The Fundamental Drivers of Hog Seasonality

The primary driver of seasonality in the lean hog market is the farrowing-to-finish cycle. Sows are typically bred in the late fall and winter, leading to a large number of piglets being born in the spring. These hogs then reach market weight in the late summer and fall, creating a seasonal increase in supply. On the demand side, there are also predictable patterns. Grilling season in the summer boosts demand for pork chops and ribs, while the holiday season in the winter increases demand for hams.

A Historical Price Analysis

To quantify these seasonal tendencies, we can analyze historical price data for the CME Lean Hog futures contract. By calculating the average price change for each month over a long period of time, we can identify which months have historically been bullish and which have been bearish.

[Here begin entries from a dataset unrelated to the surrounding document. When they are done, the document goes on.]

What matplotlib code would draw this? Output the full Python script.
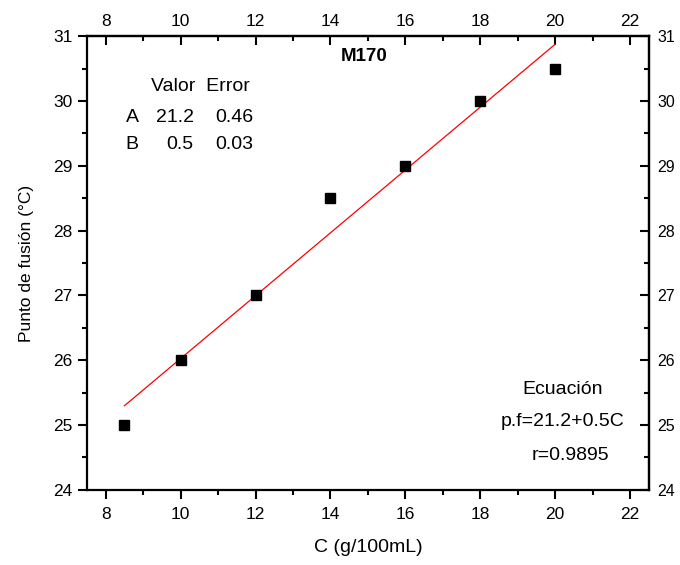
import numpy as np
import matplotlib
matplotlib.use("Agg")
import matplotlib.pyplot as plt
from matplotlib.ticker import MultipleLocator

plt.rcParams['font.family'] = ['Liberation Sans', 'DejaVu Sans']

# data
conc = [8.5, 10, 12, 14, 16, 18, 20]
temp = [25.0, 26.0, 27.0, 28.5, 29.0, 30.0, 30.5]

# linear fit
slope, intercept = np.polyfit(conc, temp, 1)
xfit = np.array([conc[0], conc[-1]])
yfit = intercept + slope * xfit

fig = plt.figure(figsize=(6.8, 5.65), dpi=100)
ax = fig.add_axes([0.128, 0.133, 0.826, 0.803])

ax.plot(conc, temp, 's', color='black', markersize=7.5, zorder=3)
ax.plot(xfit, yfit, '-', color='red', linewidth=0.9)

ax.set_xlim(7.5, 22.5)
ax.set_ylim(24, 31)
ax.xaxis.set_major_locator(MultipleLocator(2))
ax.xaxis.set_minor_locator(MultipleLocator(1))
ax.yaxis.set_major_locator(MultipleLocator(1))
ax.yaxis.set_minor_locator(MultipleLocator(0.5))

for s in ax.spines.values():
    s.set_linewidth(1.6)

# bottom/left: outward ticks
ax.tick_params(which='both', direction='out', width=1.5, labelsize=12.5,
               top=False, right=False, pad=4)
ax.tick_params(which='major', length=6.5)
ax.tick_params(which='minor', length=3.5)
ax.tick_params(axis='x', which='major', pad=6)

# top/right: inward ticks
top = ax.secondary_xaxis('top')
top.xaxis.set_major_locator(MultipleLocator(2))
top.xaxis.set_minor_locator(MultipleLocator(1))
top.tick_params(which='both', direction='in', width=1.5, labelsize=12.5, pad=5)
top.tick_params(which='major', length=6.5)
top.tick_params(which='minor', length=3.5)
top.spines['top'].set_linewidth(1.6)

right = ax.secondary_yaxis('right')
right.yaxis.set_major_locator(MultipleLocator(1))
right.yaxis.set_minor_locator(MultipleLocator(0.5))
right.tick_params(which='both', direction='in', width=1.5, labelsize=11.5, pad=6)
right.tick_params(which='major', length=6.5)
right.tick_params(which='minor', length=3.5)
right.spines['right'].set_linewidth(1.6)

ax.set_xlabel("C (g/100mL)", fontsize=14, labelpad=12)
ax.set_ylabel("Punto de fusión (°C)", fontsize=12.5, labelpad=14)

ax.text(14.9, 30.68, "M170", fontsize=13.5, fontweight='bold', ha='center', va='center')

# parameter table
fs = 14
ax.text(9.2, 30.22, "Valor  Error", fontsize=fs, ha='left', va='center')
ax.text(8.7, 29.75, "A", fontsize=fs, ha='center', va='center')
ax.text(8.7, 29.33, "B", fontsize=fs, ha='center', va='center')
ax.text(10.35, 29.75, "21.2", fontsize=fs, ha='right', va='center')
ax.text(10.35, 29.33, "0.5", fontsize=fs, ha='right', va='center')
ax.text(11.95, 29.75, "0.46", fontsize=fs, ha='right', va='center')
ax.text(11.95, 29.33, "0.03", fontsize=fs, ha='right', va='center')

ax.text(20.2, 25.55, "Ecuación", fontsize=fs, ha='center', va='center')
ax.text(20.2, 25.05, "p.f=21.2+0.5C", fontsize=fs, ha='center', va='center')
ax.text(20.4, 24.53, "r=0.9895", fontsize=fs, ha='center', va='center')

fig.savefig("out.png", dpi=100)
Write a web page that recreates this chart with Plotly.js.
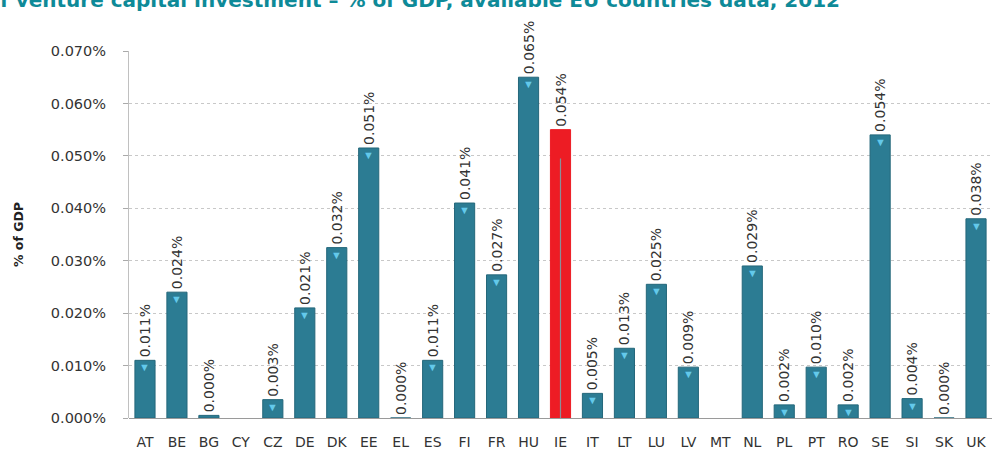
<!DOCTYPE html>
<html>
<head>
<meta charset="utf-8">
<script src="https://cdn.plot.ly/plotly-3.0.1.min.js"></script>
<style>html,body{margin:0;padding:0;background:#fff;}#chart{width:992px;height:452px;}</style>
</head>
<body>
<div id="chart"></div>
<script>
const countries = ["AT","BE","BG","CY","CZ","DE","DK","EE","EL","ES","FI","FR","HU","IE","IT","LT","LU","LV","MT","NL","PL","PT","RO","SE","SI","SK","UK"];
const values = [0.011,0.024,0.0005,null,0.0035,0.021,0.0325,0.0515,0,0.011,0.041,0.0273,0.065,0.055,0.0047,0.0133,0.0255,0.0097,null,0.029,0.0025,0.0097,0.0025,0.054,0.0037,0,0.038];
const labels = ["0.011%","0.024%","0.000%","","0.003%","0.021%","0.032%","0.051%","0.000%","0.011%","0.041%","0.027%","0.065%","0.054%","0.005%","0.013%","0.025%","0.009%","","0.029%","0.002%","0.010%","0.002%","0.054%","0.004%","0.000%","0.038%"];
const highlight = "IE";
const yTicks = [0,0.01,0.02,0.03,0.04,0.05,0.06,0.07];
const yTickText = ["0.000%","0.010%","0.020%","0.030%","0.040%","0.050%","0.060%","0.070%"];

const teal = "#2C7C93", red = "#ED1C24";
const FONT = "DejaVu Sans, Verdana, sans-serif";
const colors = countries.map(c => c === highlight ? red : teal);

const bars = {
  type: "bar",
  x: countries,
  y: values,
  text: labels,
  textposition: "outside",
  textangle: -90,
  constraintext: "none",
  cliponaxis: false,
  textfont: {family: FONT, size: 14, color: "#333"},
  marker: {color: colors, line: {color: colors.map(c => c === red ? red : "#24677a"), width: 1}},
  hoverinfo: "x+y"
};

const hiIdx = countries.indexOf(highlight);
const hiLine = {
  type: "scatter", mode: "lines",
  x: [highlight, highlight],
  y: [0, values[hiIdx] * 0.9],
  line: {color: "#8a8f98", width: 1.2},
  hoverinfo: "skip"
};

const annotations = [];
countries.forEach((c, i) => {
  const v = values[i];
  if (v !== null && v >= 0.002 && c !== highlight) {
    annotations.push({x: c, y: v, xref: "x", yref: "y", text: "▼", showarrow: false,
      yanchor: "top", yshift: 3, font: {size: 11, color: "#63C9EA"}});
  }
});

const layout = {
  width: 992, height: 452,
  margin: {l: 129, r: 0, t: 51, b: 34},
  paper_bgcolor: "#fff", plot_bgcolor: "#fff",
  bargap: 0.37,
  showlegend: false,
  title: {
    text: "f venture capital investment – % of GDP, available EU countries data, 2012",
    x: 0, xanchor: "left", xref: "container",
    y: 1, yanchor: "middle", yref: "container", pad: {t: 0},
    font: {family: FONT, size: 20, color: "#0E8A98", weight: "bold"}
  },
  xaxis: {
    type: "category",
    tickfont: {family: FONT, size: 14, color: "#333"},
    ticklabelstandoff: 14,
    showline: false, ticks: "", showgrid: false
  },
  yaxis: {
    range: [0, 0.07],
    tickvals: yTicks,
    ticktext: yTickText,
    tickfont: {family: FONT, size: 14.5, color: "#333"},
    showgrid: true, gridcolor: "#c8c8c8", griddash: "dot", gridwidth: 1,
    zeroline: true, zerolinecolor: "#9a9a9a", zerolinewidth: 1,
    ticks: "outside", ticklen: 5, tickcolor: "#aaa",
    ticklabelstandoff: 14,
    showline: true, linecolor: "#c0c0c0",
    title: {text: "% of GDP", standoff: 24,
      font: {family: FONT, size: 12.5, color: "#222", weight: "bold"}}
  },
  annotations: annotations
};

Plotly.newPlot("chart", [bars, hiLine], layout, {displayModeBar: false, staticPlot: true});
</script>
</body>
</html>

MonthAverage Price Change (2000-2025)
January+1.5%
February+2.8%
March+3.5%
April+1.2%
May-0.5%
June-2.1%
July-1.8%
August-3.2%
September-2.5%
October+0.8%
November+1.9%
December+2.3%

As the data shows, there is a clear seasonal pattern in lean hog prices. The spring months (February-April) are typically the strongest, as the market anticipates the increase in summer demand. The late summer and early fall (June-September) are the weakest, as the large number of spring-born hogs come to market. The market then tends to rally into the end of the year, driven by holiday demand.

Building a Seasonal Trading Strategy

While this historical data provides a valuable roadmap, it is not a trading system in itself. A successful seasonal trading strategy must also incorporate other factors, such as the current market environment, technical analysis, and risk management. A simple strategy might be to look for long entries in the spring and short entries in the summer, but only when the technical picture confirms the seasonal bias.

For example, a trader might look for a bullish chart pattern, such as a double bottom or a breakout above a key resistance level, before entering a long position in March. Conversely, they might wait for a bearish pattern, such as a head and shoulders top, before entering a short position in August.

The Importance of Risk Management

It is also important to remember that seasonal patterns are not guaranteed to repeat every year. There will be years when the market defies its historical tendencies. Therefore, it is essential to have a sound risk management plan in place. This includes using stop-loss orders to limit potential losses and position sizing appropriately.

Conclusion

Seasonal analysis can be a effective tool for the lean hog trader. By understanding the fundamental drivers of seasonality and quantifying the historical price patterns, traders can gain a valuable edge. However, it is important to remember that seasonality is just one piece of the puzzle. A successful trading strategy must also incorporate technical analysis, risk management, and a keen awareness of the current market environment.